> [WHAT IS EXPECTED] Copy out the listing in full, exactly as written, but not its pictures.

> [SUPPLIED DATA]
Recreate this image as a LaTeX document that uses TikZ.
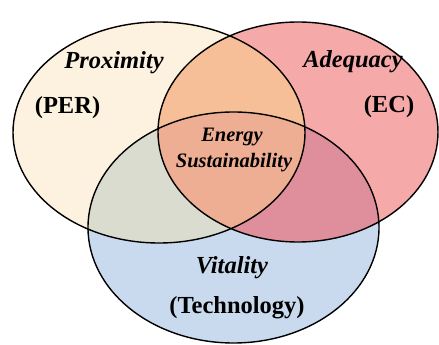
\documentclass[tikz,border=0pt]{standalone}
\usepackage{fontspec}
\setmainfont{Liberation Serif}
\definecolor{cream}{HTML}{FDF1DF}
\definecolor{pinkc}{HTML}{F5A9A8}
\definecolor{bluec}{HTML}{C9D9EE}
\definecolor{lrc}{HTML}{F7BF98}
\definecolor{lbc}{HTML}{D9DCCF}
\definecolor{rbc}{HTML}{DF8E9C}
\definecolor{cenc}{HTML}{EEAE93}
\begin{document}
\begin{tikzpicture}[x=1pt,y=1pt,
  outline/.style={draw=black,line width=1.4pt},
  biglab/.style={font=\fontsize{24.5}{28}\selectfont\bfseries\itshape},
  bigup/.style={font=\fontsize{24.5}{28}\selectfont\bfseries},
  cenlab/.style={font=\fontsize{20.5}{24}\selectfont\bfseries\itshape}]
\useasboundingbox (0,0) rectangle (439,345);
\def\ellL{(159,212.5) ellipse [x radius=146, y radius=110.5]}
\def\ellR{(298,213) ellipse [x radius=140, y radius=110]}
\def\ellB{(233.5,117.5) ellipse [x radius=145.5, y radius=115.5]}
\fill[cream] \ellL;
\fill[pinkc] \ellR;
\fill[bluec] \ellB;
\begin{scope}\clip \ellL; \fill[lrc] \ellR; \fill[lbc] \ellB; \end{scope}
\begin{scope}\clip \ellR; \fill[rbc] \ellB; \end{scope}
\begin{scope}\clip \ellL; \clip \ellR; \fill[cenc] \ellB; \end{scope}
\draw[outline] \ellL;
\draw[outline] \ellR;
\draw[outline] \ellB;
\node[biglab] (prox) at (114,282) {Proximity};
\node[bigup] (per) at (67.5,237) {(PER)};
\node[biglab] (adeq) at (353,283) {Adequacy};
\node[bigup] (ec) at (389,238) {(EC)};
\node[cenlab] (en) at (232,208) {Energy};
\node[cenlab] (sus) at (234,182) {Sustainability};
\node[biglab] (vit) at (232,77) {Vitality};
\node[bigup] (tech) at (237,37) {(Technology)};
\end{tikzpicture}
\end{document}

> [CORRECT RESULT]
Recreate this image as a LaTeX document that uses TikZ.
\documentclass[tikz,border=0pt]{standalone}
\usepackage{fontspec}
\setmainfont{Liberation Serif}
\definecolor{cream}{HTML}{FDF1DF}
\definecolor{pinkc}{HTML}{F5A9A8}
\definecolor{bluec}{HTML}{C9D9EE}
\definecolor{lrc}{HTML}{F7BF98}
\definecolor{lbc}{HTML}{D9DCCF}
\definecolor{rbc}{HTML}{DF8E9C}
\definecolor{cenc}{HTML}{EEAE93}
\begin{document}
\begin{tikzpicture}[x=1pt,y=1pt,
  outline/.style={draw=black,line width=1.4pt},
  biglab/.style={font=\fontsize{24.5}{28}\selectfont\bfseries\itshape},
  bigup/.style={font=\fontsize{24.5}{28}\selectfont\bfseries},
  cenlab/.style={font=\fontsize{20.5}{24}\selectfont\bfseries\itshape}]
\useasboundingbox (0,0) rectangle (439,345);
\def\ellL{(159,212.5) ellipse [x radius=146, y radius=110.5]}
\def\ellR{(298,213) ellipse [x radius=140, y radius=110]}
\def\ellB{(233.5,117.5) ellipse [x radius=145.5, y radius=115.5]}
\fill[cream] \ellL;
\fill[pinkc] \ellR;
\fill[bluec] \ellB;
\begin{scope}\clip \ellL; \fill[lrc] \ellR; \fill[lbc] \ellB; \end{scope}
\begin{scope}\clip \ellR; \fill[rbc] \ellB; \end{scope}
\begin{scope}\clip \ellL; \clip \ellR; \fill[cenc] \ellB; \end{scope}
\draw[outline] \ellL;
\draw[outline] \ellR;
\draw[outline] \ellB;
\node[biglab] (prox) at (114,282) {Proximity};
\node[bigup] (per) at (67.5,237) {(PER)};
\node[biglab] (adeq) at (353,283) {Adequacy};
\node[bigup] (ec) at (389,238) {(EC)};
\node[cenlab] (en) at (232,208) {Energy};
\node[cenlab] (sus) at (234,182) {Sustainability};
\node[biglab] (vit) at (232,77) {Vitality};
\node[bigup] (tech) at (237,37) {(Technology)};
\end{tikzpicture}
\end{document}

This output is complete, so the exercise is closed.